Pembangunan nasional yang mencakup bidang-bidang Ipolek-Sosbud-hankam sedang mengalami proses pertumbuhan dan perkembangan dari penghayatan, pengamanan dan pengamalan Pancasila. Demikian juga halnya dengan demokrasi yang dijiwai oleh Pancasila atau secara singkat disebut Demokrasi Pancasila, itu pun sedang mengalami proses pertumbuhan dan perkembangan, apakah itu demokrasi politik, demokrasi ekonomi ataupun demokrasi sosial budaya.
Di sini perhatian hanya difokuskan pada demokrasi politik yang akan dikaji dari sudut batasan dan cirinya; mekanisme dan gerak dinamikanya dengan suatu latar belakang sikap dan pemikiran bahwa demokrasi Pancasila itu harus terkait dengan keamanan (security) dan kemakmuran (prosperity).
Apabila kita hendak mengupas demokrasi Pancasila pada umumnya dan khususnya di bidang politik, maka kita harus pula mengupas proses penyelenggaraan kekuasaan negara dan hukum yang didasarkan pada Pancasila yang sudah terpatrikan dalam UUD 1945. Karena politik merupakan dimensi demokrasi, selain dimensi kekuasaan dan hukum, maka perwujudan demokrasi Pancasila akan terkait dengan sistern kehidupan politik di Indonesia yang telah, sedang dan akan mengalami proses pembaharuan dan pembangunan.
Sementara itu, karena pembangunan dan pembaharuan politik merupakan bagian integral dari pembaharuan dan pembangunan demokrasi, politik bangsa, maka ada empat hal yang prinsipil dan fundamental yang harus melekat di dalamnya, yaitu: 1. Pembaharuan dan pembangunan politik harus bersumber pada manusia seutuhnya; 2. Sumber tersebut harus bermuara pada seluruh masyarakat Indonesia; 3. Selanjutnya muara tersebut pada akhirnya harus manunggal dengan lautan negara Pancasila; dan 4. Antara sumber, muara dan lautan tersebut tetap mengalir suatu gerak arus kekaryaan tridimensional yang dialektis-theologis.

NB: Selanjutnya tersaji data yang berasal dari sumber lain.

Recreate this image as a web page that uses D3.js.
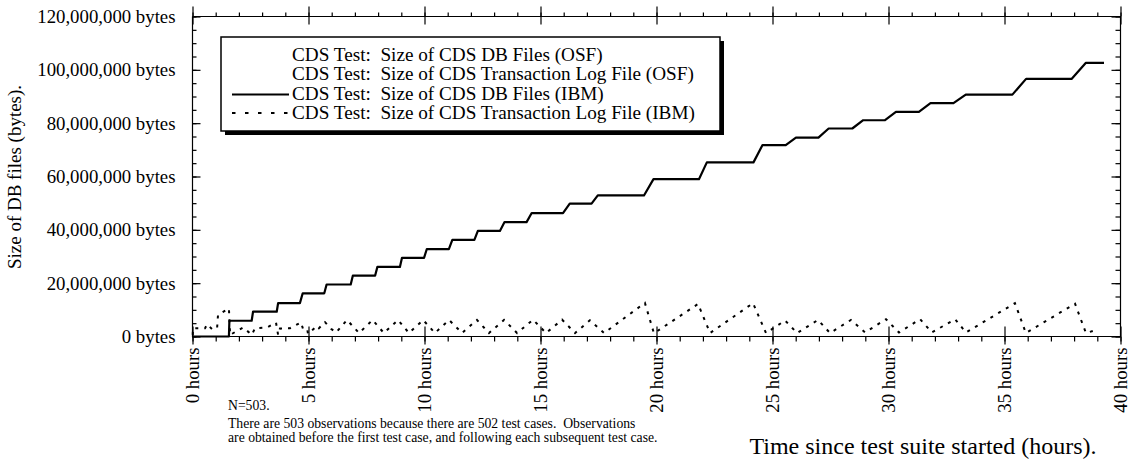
<!DOCTYPE html>
<html><head><meta charset="utf-8">
<script src="https://cdn.jsdelivr.net/npm/d3@7"></script>
<style>
body{margin:0;background:#fff;}
svg text{font-family:"Liberation Serif","Times New Roman",serif;fill:#000;}
</style></head>
<body><svg id="c" width="1130" height="465"></svg>
<script>
// ---- data ----
const hourTicksMajor = [0,5,10,15,20,25,30,35,40];
const hourTicksMinor = d3.range(0,41,1);
const byteTicksMajor = [0,20e6,40e6,60e6,80e6,100e6,120e6];
const byteTicksMinor = d3.range(0,120e6+1,5e6);
const legendLabels = [
  "CDS Test:  Size of CDS DB Files (OSF)",
  "CDS Test:  Size of CDS Transaction Log File (OSF)",
  "CDS Test:  Size of CDS DB Files (IBM)",
  "CDS Test:  Size of CDS Transaction Log File (IBM)"
];
const legendStyles = ["none","none","solid","dashed"];
// OSF series: no visible marks in the reference
const dbOSF = [];
const logOSF = [];
// IBM DB files: [hours, millions of bytes]
const dbIBM = [
 [0,0],[1.57,0],[1.59,5.9],[2.55,5.9],[2.61,9.3],[3.63,9.3],[3.69,12.5],[4.63,12.5],
 [4.75,16.2],[5.68,16.2],[5.78,19.5],[6.82,19.5],[6.91,22.8],[7.87,22.8],[7.97,26.1],[8.94,26.1],
 [9.03,29.5],[9.98,29.5],[10.1,32.8],[11.05,32.8],[11.2,36.2],[12.15,36.2],[12.3,39.6],[13.25,39.6],
 [13.45,42.9],[14.4,42.9],[14.62,46.3],[15.97,46.3],[16.26,49.8],[17.2,49.8],[17.47,52.9],[19.46,52.9],
 [19.87,59.0],[21.83,59.0],[22.17,65.3],[24.18,65.3],[24.57,71.8],[25.57,71.8],[26.01,74.6],[26.98,74.6],
 [27.42,78.0],[28.44,78.0],[28.91,81.1],[29.85,81.1],[30.32,84.2],[31.31,84.2],[31.81,87.5],[32.8,87.5],
 [33.33,90.7],[35.34,90.7],[35.93,96.6],[37.89,96.6],[38.5,102.6],[39.29,102.6]
];
// IBM transaction log: [hours, millions of bytes]
const logIBM = [
 [0.01,0.6],[0.02,3.1],[0.54,3.1],[0.63,4.6],[0.84,2.8],[1.06,3.1],[1.10,8.1],[1.57,10.5],
 [1.62,0.6],[2.18,3.4],[2.56,0.6],[2.69,3.1],[3.21,3.4],[3.60,5.2],[3.69,0.6],[3.77,3.0],
 [4.20,3.1],[4.68,5.3],[4.76,2.9],[4.94,2.9],[4.98,1.0],[5.37,4.0],[5.45,3.1],[5.71,5.4],
 [5.97,2.9],[6.19,1.5],[6.66,6.2],[7.18,1.3],[7.76,6.2],[8.25,1.3],[8.86,6.2],[9.33,1.3],
 [9.94,6.2],[10.45,1.3],[11.06,6.2],[11.62,1.3],[12.26,6.2],[12.78,1.3],[13.43,6.2],[13.99,1.3],
 [14.68,6.3],[15.24,1.3],[15.93,6.3],[16.49,1.3],[17.13,6.1],[17.74,1.3],[19.50,12.6],[19.89,1.2],
 [21.79,12.2],[22.31,1.3],[24.16,12.5],[24.72,1.3],[25.54,6.0],[26.06,1.3],[26.96,6.2],[27.48,1.3],
 [28.38,6.2],[28.99,1.5],[29.89,6.5],[30.45,1.5],[31.36,6.5],[31.87,1.5],[32.87,6.5],[33.34,1.5],
 [35.45,12.5],[35.92,1.3],[38.04,12.3],[38.51,1.3],[38.98,2.5]
];
const yTitle = "Size of DB files (bytes).";
const xTitle = "Time since test suite started (hours).";
const notes = ["N=503.",
 "There are 503 observations because there are 502 test cases.  Observations",
 "are obtained before the first test case, and following each subsequent test case."];

// ---- drawing ----
const svg = d3.select("#c");
const x = d3.scaleLinear().domain([0,40]).range([192.5,1120.5]);
const y = d3.scaleLinear().domain([0,120e6]).range([336.5,16.5]);
const X0=x(0), X1=x(40), Y0=y(0), Y1=y(120e6);
const fmt = d3.format(",");

function clean(g){ g.select(".domain").remove(); g.selectAll("line").attr("stroke","#000").attr("stroke-width",1.2); }

// bottom axis
svg.append("g").attr("transform",`translate(0,${Y0})`)
  .call(d3.axisBottom(x).tickValues(hourTicksMinor).tickSize(5).tickFormat("")).call(clean);
svg.append("g").attr("transform",`translate(0,${Y0})`)
  .call(d3.axisTop(x).tickValues(hourTicksMajor).tickSize(10).tickFormat("")).call(clean);
const xb = svg.append("g").attr("transform",`translate(0,${Y0})`)
  .call(d3.axisBottom(x).tickValues(hourTicksMajor).tickSize(8).tickFormat(d=>d+" hours")).call(clean);
xb.selectAll("text").attr("font-size",18.8).attr("text-anchor","end")
  .attr("transform","translate(0,11) rotate(-90)").attr("x",0).attr("y",0).attr("dy","0.33em");

// top axis
svg.append("g").attr("transform",`translate(0,${Y1})`)
  .call(d3.axisTop(x).tickValues(hourTicksMinor).tickSize(4).tickFormat("")).call(clean);
svg.append("g").attr("transform",`translate(0,${Y1})`)
  .call(d3.axisTop(x).tickValues(hourTicksMajor).tickSize(10).tickFormat("")).call(clean);
svg.append("g").attr("transform",`translate(0,${Y1})`)
  .call(d3.axisBottom(x).tickValues(hourTicksMajor).tickSize(8).tickFormat("")).call(clean);

// left axis
svg.append("g").attr("transform",`translate(${X0},0)`)
  .call(d3.axisRight(y).tickValues(byteTicksMinor).tickSize(4).tickFormat("")).call(clean);
svg.append("g").attr("transform",`translate(${X0},0)`)
  .call(d3.axisRight(y).tickValues(byteTicksMajor).tickSize(8).tickFormat("")).call(clean);
const yl = svg.append("g").attr("transform",`translate(${X0},0)`)
  .call(d3.axisLeft(y).tickValues(byteTicksMajor).tickSize(0).tickPadding(17).tickFormat(d=>fmt(d)+" bytes")).call(clean);
yl.selectAll("text").attr("font-size",18.8);

// right axis
svg.append("g").attr("transform",`translate(${X1},0)`)
  .call(d3.axisLeft(y).tickValues(byteTicksMinor).tickSize(5).tickFormat("")).call(clean);
svg.append("g").attr("transform",`translate(${X1},0)`)
  .call(d3.axisLeft(y).tickValues(byteTicksMajor).tickSize(9).tickFormat("")).call(clean);

// frame lines
svg.append("path").attr("d",`M${X0},${Y1}V${Y0}H${X1}V${Y1}H${X0}`)
  .attr("fill","none").attr("stroke","#000").attr("stroke-width",1.2);

// data lines
const line = d3.line().x(d=>x(d[0])).y(d=>y(d[1]*1e6));
svg.append("path").datum(logIBM).attr("d",line).attr("fill","none")
  .attr("stroke","#000").attr("stroke-width",2).attr("stroke-dasharray","3,6");
svg.append("path").datum(dbIBM).attr("d",line).attr("fill","none")
  .attr("stroke","#000").attr("stroke-width",2.2).attr("stroke-linejoin","round");

// legend
const lg = svg.append("g");
lg.append("rect").attr("x",225).attr("y",41).attr("width",499).attr("height",94).attr("fill","#000");
lg.append("rect").attr("x",221).attr("y",37).attr("width",499).attr("height",94)
  .attr("fill","#fff").attr("stroke","#000").attr("stroke-width",1.5);
const ly = [54.5,74,93.5,113];
const lineY = [54.5,74,94.5,113];
legendLabels.forEach((t,i)=>{
  lg.append("text").attr("x",292).attr("y",ly[i]).attr("dy","0.33em").attr("font-size",19.2)
    .style("white-space","pre").text(t);
  if(legendStyles[i]!=="none"){
    lg.append("line").attr("x1",232).attr("x2",289).attr("y1",lineY[i]).attr("y2",lineY[i])
      .attr("stroke","#000").attr("stroke-width",2)
      .attr("stroke-dasharray",legendStyles[i]==="dashed"?"3.5,9.5":null);
  }
});

// titles
svg.append("text").attr("transform","translate(15,177) rotate(-90)").attr("text-anchor","middle")
  .attr("dy","0.33em").attr("font-size",19).text(yTitle);
svg.append("text").attr("x",923).attr("y",446).attr("text-anchor","middle").attr("dy","0.33em")
  .attr("font-size",24).text(xTitle);
const ny=[405,423,437];
notes.forEach((t,i)=>svg.append("text").attr("x",228).attr("y",ny[i]).attr("dy","0.33em")
  .attr("font-size",13.7).style("white-space","pre").text(t));
</script></body></html>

Apabila keempat hal yang prinsipil dan fundamental tersebut ditinjau sebagai operasional ideologi, maka yang dimaksudkan dengan manusia Indonesia seutuhnya dan seluruh masyarakat Indonesia adalah masyarakat karya yang “mandireng pribadi” dan bertanggungjawab, dalam arti manusia dan masyarakat yang profesional, idealis dan bermoral Pancasila.
Untuk dapat mewujudkan manusia dan masyarakat yang demikian itu, maka sistem serta proses pembaharuan dan pembangunan politik di Indonesia harus mampu menciptakan suasana dan iklim sedemikian rupa, sehingga setiap warga negara dan seluruh rakyat Indonesia mampu “mengolah diri”nya. Mengolah diri di sini mempunyai arti yang sangat luas, yakni mencakup beberapa aspek gerak hidup manusia, seperti: (1) mengolah raganya, (2) mengolah kecerdasannya, (3) mengolah budi luhurnya, (4) mengolah jiwa kebangsaan dan kepatriotannya, (5) mengolah profesinya, dan (6) mengolah jiwa kepemimpinannya.
Apa yang dimaksud dengan ‘lautan negara Pancasila’?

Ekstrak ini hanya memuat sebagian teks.